------ Recorded information

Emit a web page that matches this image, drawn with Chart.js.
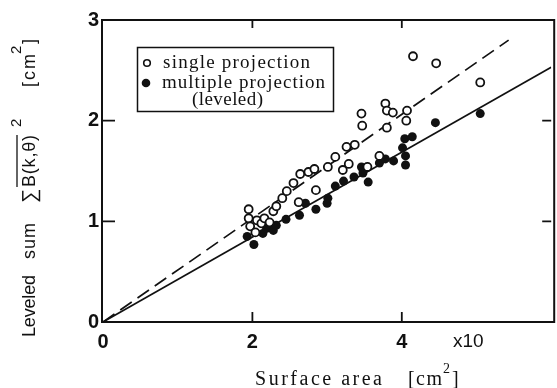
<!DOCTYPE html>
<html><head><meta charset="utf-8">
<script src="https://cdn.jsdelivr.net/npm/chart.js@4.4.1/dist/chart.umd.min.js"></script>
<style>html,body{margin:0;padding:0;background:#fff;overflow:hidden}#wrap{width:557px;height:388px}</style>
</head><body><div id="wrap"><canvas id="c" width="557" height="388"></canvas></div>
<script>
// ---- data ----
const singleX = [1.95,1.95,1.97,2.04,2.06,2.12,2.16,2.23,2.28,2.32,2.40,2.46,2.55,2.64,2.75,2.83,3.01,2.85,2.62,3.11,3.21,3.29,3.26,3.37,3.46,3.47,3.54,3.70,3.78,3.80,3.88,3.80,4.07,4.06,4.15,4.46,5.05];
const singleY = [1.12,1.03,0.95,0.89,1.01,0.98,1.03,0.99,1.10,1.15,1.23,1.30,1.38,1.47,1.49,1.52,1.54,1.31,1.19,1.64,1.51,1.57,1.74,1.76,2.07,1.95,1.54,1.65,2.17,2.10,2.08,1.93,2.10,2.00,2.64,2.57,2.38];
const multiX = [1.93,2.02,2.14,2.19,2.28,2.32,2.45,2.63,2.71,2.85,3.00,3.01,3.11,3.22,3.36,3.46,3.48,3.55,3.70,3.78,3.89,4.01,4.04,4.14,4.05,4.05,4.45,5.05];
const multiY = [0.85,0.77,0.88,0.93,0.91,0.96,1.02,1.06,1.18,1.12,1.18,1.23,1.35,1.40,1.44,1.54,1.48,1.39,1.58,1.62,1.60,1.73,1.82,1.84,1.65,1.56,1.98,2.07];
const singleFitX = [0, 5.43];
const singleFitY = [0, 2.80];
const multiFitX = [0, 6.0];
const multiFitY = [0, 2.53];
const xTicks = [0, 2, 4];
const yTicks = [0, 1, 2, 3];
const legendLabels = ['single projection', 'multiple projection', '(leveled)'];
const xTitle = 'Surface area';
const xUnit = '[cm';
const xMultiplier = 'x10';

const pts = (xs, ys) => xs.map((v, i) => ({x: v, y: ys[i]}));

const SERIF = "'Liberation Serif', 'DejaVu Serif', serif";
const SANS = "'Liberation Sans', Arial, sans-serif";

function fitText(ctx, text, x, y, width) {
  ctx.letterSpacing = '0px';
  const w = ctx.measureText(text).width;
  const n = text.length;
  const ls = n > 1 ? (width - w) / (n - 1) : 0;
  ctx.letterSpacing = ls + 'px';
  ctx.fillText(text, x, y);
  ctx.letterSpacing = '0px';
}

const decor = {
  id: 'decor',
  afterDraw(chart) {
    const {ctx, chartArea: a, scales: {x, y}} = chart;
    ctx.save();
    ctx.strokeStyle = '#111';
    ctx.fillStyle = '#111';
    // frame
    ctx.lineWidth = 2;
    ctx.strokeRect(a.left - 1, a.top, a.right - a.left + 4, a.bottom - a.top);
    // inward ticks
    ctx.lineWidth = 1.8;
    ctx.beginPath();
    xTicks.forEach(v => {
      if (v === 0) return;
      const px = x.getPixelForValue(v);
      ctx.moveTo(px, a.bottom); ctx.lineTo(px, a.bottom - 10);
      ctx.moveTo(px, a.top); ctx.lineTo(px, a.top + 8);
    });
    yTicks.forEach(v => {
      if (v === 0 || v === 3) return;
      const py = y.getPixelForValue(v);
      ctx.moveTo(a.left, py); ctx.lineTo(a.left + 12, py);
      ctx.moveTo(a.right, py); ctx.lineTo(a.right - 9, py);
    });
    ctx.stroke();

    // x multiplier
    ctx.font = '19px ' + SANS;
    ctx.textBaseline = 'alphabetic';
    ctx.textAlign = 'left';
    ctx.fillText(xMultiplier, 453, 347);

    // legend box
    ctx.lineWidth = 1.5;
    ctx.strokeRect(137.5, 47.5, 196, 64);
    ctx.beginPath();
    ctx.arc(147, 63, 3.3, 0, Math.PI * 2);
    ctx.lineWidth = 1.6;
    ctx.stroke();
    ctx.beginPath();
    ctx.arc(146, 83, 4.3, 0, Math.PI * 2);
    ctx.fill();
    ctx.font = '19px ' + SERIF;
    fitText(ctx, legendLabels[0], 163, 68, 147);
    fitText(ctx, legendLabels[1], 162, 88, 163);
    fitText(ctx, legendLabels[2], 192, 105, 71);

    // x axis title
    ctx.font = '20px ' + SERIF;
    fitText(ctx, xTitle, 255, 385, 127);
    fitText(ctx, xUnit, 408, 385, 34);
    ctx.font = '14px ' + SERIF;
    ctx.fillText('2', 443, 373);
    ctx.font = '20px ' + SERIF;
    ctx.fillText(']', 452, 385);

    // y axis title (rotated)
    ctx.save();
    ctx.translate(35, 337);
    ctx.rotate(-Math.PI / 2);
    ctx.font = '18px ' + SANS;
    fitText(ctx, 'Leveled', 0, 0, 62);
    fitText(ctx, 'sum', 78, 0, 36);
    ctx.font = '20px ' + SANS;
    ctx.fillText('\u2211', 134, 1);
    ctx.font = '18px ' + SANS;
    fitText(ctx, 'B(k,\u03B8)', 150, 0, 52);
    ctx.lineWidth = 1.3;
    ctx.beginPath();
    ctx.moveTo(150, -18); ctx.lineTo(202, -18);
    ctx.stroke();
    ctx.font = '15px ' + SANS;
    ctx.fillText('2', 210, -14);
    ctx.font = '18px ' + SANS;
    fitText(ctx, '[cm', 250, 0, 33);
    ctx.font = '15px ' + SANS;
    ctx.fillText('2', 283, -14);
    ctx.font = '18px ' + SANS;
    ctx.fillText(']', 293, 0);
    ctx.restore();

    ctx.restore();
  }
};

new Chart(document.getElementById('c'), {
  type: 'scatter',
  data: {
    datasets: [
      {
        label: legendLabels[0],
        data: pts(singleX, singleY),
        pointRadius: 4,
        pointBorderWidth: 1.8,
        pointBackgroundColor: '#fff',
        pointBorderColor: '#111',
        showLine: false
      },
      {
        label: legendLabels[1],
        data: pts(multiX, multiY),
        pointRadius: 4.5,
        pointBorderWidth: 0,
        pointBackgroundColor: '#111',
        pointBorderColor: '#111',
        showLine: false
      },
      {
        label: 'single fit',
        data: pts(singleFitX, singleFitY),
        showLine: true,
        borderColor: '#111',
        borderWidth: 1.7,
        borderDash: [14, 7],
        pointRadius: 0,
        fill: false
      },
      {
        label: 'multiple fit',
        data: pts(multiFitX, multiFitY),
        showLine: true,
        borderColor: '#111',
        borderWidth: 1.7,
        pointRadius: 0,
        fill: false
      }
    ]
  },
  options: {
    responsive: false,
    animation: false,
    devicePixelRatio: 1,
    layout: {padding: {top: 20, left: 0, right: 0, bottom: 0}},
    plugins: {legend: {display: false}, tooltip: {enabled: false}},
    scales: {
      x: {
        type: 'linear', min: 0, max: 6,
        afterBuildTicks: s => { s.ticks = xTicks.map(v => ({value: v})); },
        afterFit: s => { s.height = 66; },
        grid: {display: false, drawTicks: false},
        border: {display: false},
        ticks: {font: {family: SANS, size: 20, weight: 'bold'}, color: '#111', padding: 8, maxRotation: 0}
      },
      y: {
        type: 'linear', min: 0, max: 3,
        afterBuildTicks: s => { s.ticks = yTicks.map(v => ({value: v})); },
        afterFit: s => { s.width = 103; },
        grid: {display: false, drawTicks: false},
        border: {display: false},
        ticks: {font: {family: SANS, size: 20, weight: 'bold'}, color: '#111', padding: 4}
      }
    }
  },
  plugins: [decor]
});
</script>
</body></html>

------------

What to produce:
Your task is to repeat the data above exactly while excluding the pictures.

Correct response:
Emit a web page that matches this image, drawn with Chart.js.
<!DOCTYPE html>
<html><head><meta charset="utf-8">
<script src="https://cdn.jsdelivr.net/npm/chart.js@4.4.1/dist/chart.umd.min.js"></script>
<style>html,body{margin:0;padding:0;background:#fff;overflow:hidden}#wrap{width:557px;height:388px}</style>
</head><body><div id="wrap"><canvas id="c" width="557" height="388"></canvas></div>
<script>
// ---- data ----
const singleX = [1.95,1.95,1.97,2.04,2.06,2.12,2.16,2.23,2.28,2.32,2.40,2.46,2.55,2.64,2.75,2.83,3.01,2.85,2.62,3.11,3.21,3.29,3.26,3.37,3.46,3.47,3.54,3.70,3.78,3.80,3.88,3.80,4.07,4.06,4.15,4.46,5.05];
const singleY = [1.12,1.03,0.95,0.89,1.01,0.98,1.03,0.99,1.10,1.15,1.23,1.30,1.38,1.47,1.49,1.52,1.54,1.31,1.19,1.64,1.51,1.57,1.74,1.76,2.07,1.95,1.54,1.65,2.17,2.10,2.08,1.93,2.10,2.00,2.64,2.57,2.38];
const multiX = [1.93,2.02,2.14,2.19,2.28,2.32,2.45,2.63,2.71,2.85,3.00,3.01,3.11,3.22,3.36,3.46,3.48,3.55,3.70,3.78,3.89,4.01,4.04,4.14,4.05,4.05,4.45,5.05];
const multiY = [0.85,0.77,0.88,0.93,0.91,0.96,1.02,1.06,1.18,1.12,1.18,1.23,1.35,1.40,1.44,1.54,1.48,1.39,1.58,1.62,1.60,1.73,1.82,1.84,1.65,1.56,1.98,2.07];
const singleFitX = [0, 5.43];
const singleFitY = [0, 2.80];
const multiFitX = [0, 6.0];
const multiFitY = [0, 2.53];
const xTicks = [0, 2, 4];
const yTicks = [0, 1, 2, 3];
const legendLabels = ['single projection', 'multiple projection', '(leveled)'];
const xTitle = 'Surface area';
const xUnit = '[cm';
const xMultiplier = 'x10';

const pts = (xs, ys) => xs.map((v, i) => ({x: v, y: ys[i]}));

const SERIF = "'Liberation Serif', 'DejaVu Serif', serif";
const SANS = "'Liberation Sans', Arial, sans-serif";

function fitText(ctx, text, x, y, width) {
  ctx.letterSpacing = '0px';
  const w = ctx.measureText(text).width;
  const n = text.length;
  const ls = n > 1 ? (width - w) / (n - 1) : 0;
  ctx.letterSpacing = ls + 'px';
  ctx.fillText(text, x, y);
  ctx.letterSpacing = '0px';
}

const decor = {
  id: 'decor',
  afterDraw(chart) {
    const {ctx, chartArea: a, scales: {x, y}} = chart;
    ctx.save();
    ctx.strokeStyle = '#111';
    ctx.fillStyle = '#111';
    // frame
    ctx.lineWidth = 2;
    ctx.strokeRect(a.left - 1, a.top, a.right - a.left + 4, a.bottom - a.top);
    // inward ticks
    ctx.lineWidth = 1.8;
    ctx.beginPath();
    xTicks.forEach(v => {
      if (v === 0) return;
      const px = x.getPixelForValue(v);
      ctx.moveTo(px, a.bottom); ctx.lineTo(px, a.bottom - 10);
      ctx.moveTo(px, a.top); ctx.lineTo(px, a.top + 8);
    });
    yTicks.forEach(v => {
      if (v === 0 || v === 3) return;
      const py = y.getPixelForValue(v);
      ctx.moveTo(a.left, py); ctx.lineTo(a.left + 12, py);
      ctx.moveTo(a.right, py); ctx.lineTo(a.right - 9, py);
    });
    ctx.stroke();

    // x multiplier
    ctx.font = '19px ' + SANS;
    ctx.textBaseline = 'alphabetic';
    ctx.textAlign = 'left';
    ctx.fillText(xMultiplier, 453, 347);

    // legend box
    ctx.lineWidth = 1.5;
    ctx.strokeRect(137.5, 47.5, 196, 64);
    ctx.beginPath();
    ctx.arc(147, 63, 3.3, 0, Math.PI * 2);
    ctx.lineWidth = 1.6;
    ctx.stroke();
    ctx.beginPath();
    ctx.arc(146, 83, 4.3, 0, Math.PI * 2);
    ctx.fill();
    ctx.font = '19px ' + SERIF;
    fitText(ctx, legendLabels[0], 163, 68, 147);
    fitText(ctx, legendLabels[1], 162, 88, 163);
    fitText(ctx, legendLabels[2], 192, 105, 71);

    // x axis title
    ctx.font = '20px ' + SERIF;
    fitText(ctx, xTitle, 255, 385, 127);
    fitText(ctx, xUnit, 408, 385, 34);
    ctx.font = '14px ' + SERIF;
    ctx.fillText('2', 443, 373);
    ctx.font = '20px ' + SERIF;
    ctx.fillText(']', 452, 385);

    // y axis title (rotated)
    ctx.save();
    ctx.translate(35, 337);
    ctx.rotate(-Math.PI / 2);
    ctx.font = '18px ' + SANS;
    fitText(ctx, 'Leveled', 0, 0, 62);
    fitText(ctx, 'sum', 78, 0, 36);
    ctx.font = '20px ' + SANS;
    ctx.fillText('\u2211', 134, 1);
    ctx.font = '18px ' + SANS;
    fitText(ctx, 'B(k,\u03B8)', 150, 0, 52);
    ctx.lineWidth = 1.3;
    ctx.beginPath();
    ctx.moveTo(150, -18); ctx.lineTo(202, -18);
    ctx.stroke();
    ctx.font = '15px ' + SANS;
    ctx.fillText('2', 210, -14);
    ctx.font = '18px ' + SANS;
    fitText(ctx, '[cm', 250, 0, 33);
    ctx.font = '15px ' + SANS;
    ctx.fillText('2', 283, -14);
    ctx.font = '18px ' + SANS;
    ctx.fillText(']', 293, 0);
    ctx.restore();

    ctx.restore();
  }
};

new Chart(document.getElementById('c'), {
  type: 'scatter',
  data: {
    datasets: [
      {
        label: legendLabels[0],
        data: pts(singleX, singleY),
        pointRadius: 4,
        pointBorderWidth: 1.8,
        pointBackgroundColor: '#fff',
        pointBorderColor: '#111',
        showLine: false
      },
      {
        label: legendLabels[1],
        data: pts(multiX, multiY),
        pointRadius: 4.5,
        pointBorderWidth: 0,
        pointBackgroundColor: '#111',
        pointBorderColor: '#111',
        showLine: false
      },
      {
        label: 'single fit',
        data: pts(singleFitX, singleFitY),
        showLine: true,
        borderColor: '#111',
        borderWidth: 1.7,
        borderDash: [14, 7],
        pointRadius: 0,
        fill: false
      },
      {
        label: 'multiple fit',
        data: pts(multiFitX, multiFitY),
        showLine: true,
        borderColor: '#111',
        borderWidth: 1.7,
        pointRadius: 0,
        fill: false
      }
    ]
  },
  options: {
    responsive: false,
    animation: false,
    devicePixelRatio: 1,
    layout: {padding: {top: 20, left: 0, right: 0, bottom: 0}},
    plugins: {legend: {display: false}, tooltip: {enabled: false}},
    scales: {
      x: {
        type: 'linear', min: 0, max: 6,
        afterBuildTicks: s => { s.ticks = xTicks.map(v => ({value: v})); },
        afterFit: s => { s.height = 66; },
        grid: {display: false, drawTicks: false},
        border: {display: false},
        ticks: {font: {family: SANS, size: 20, weight: 'bold'}, color: '#111', padding: 8, maxRotation: 0}
      },
      y: {
        type: 'linear', min: 0, max: 3,
        afterBuildTicks: s => { s.ticks = yTicks.map(v => ({value: v})); },
        afterFit: s => { s.width = 103; },
        grid: {display: false, drawTicks: false},
        border: {display: false},
        ticks: {font: {family: SANS, size: 20, weight: 'bold'}, color: '#111', padding: 4}
      }
    }
  },
  plugins: [decor]
});
</script>
</body></html>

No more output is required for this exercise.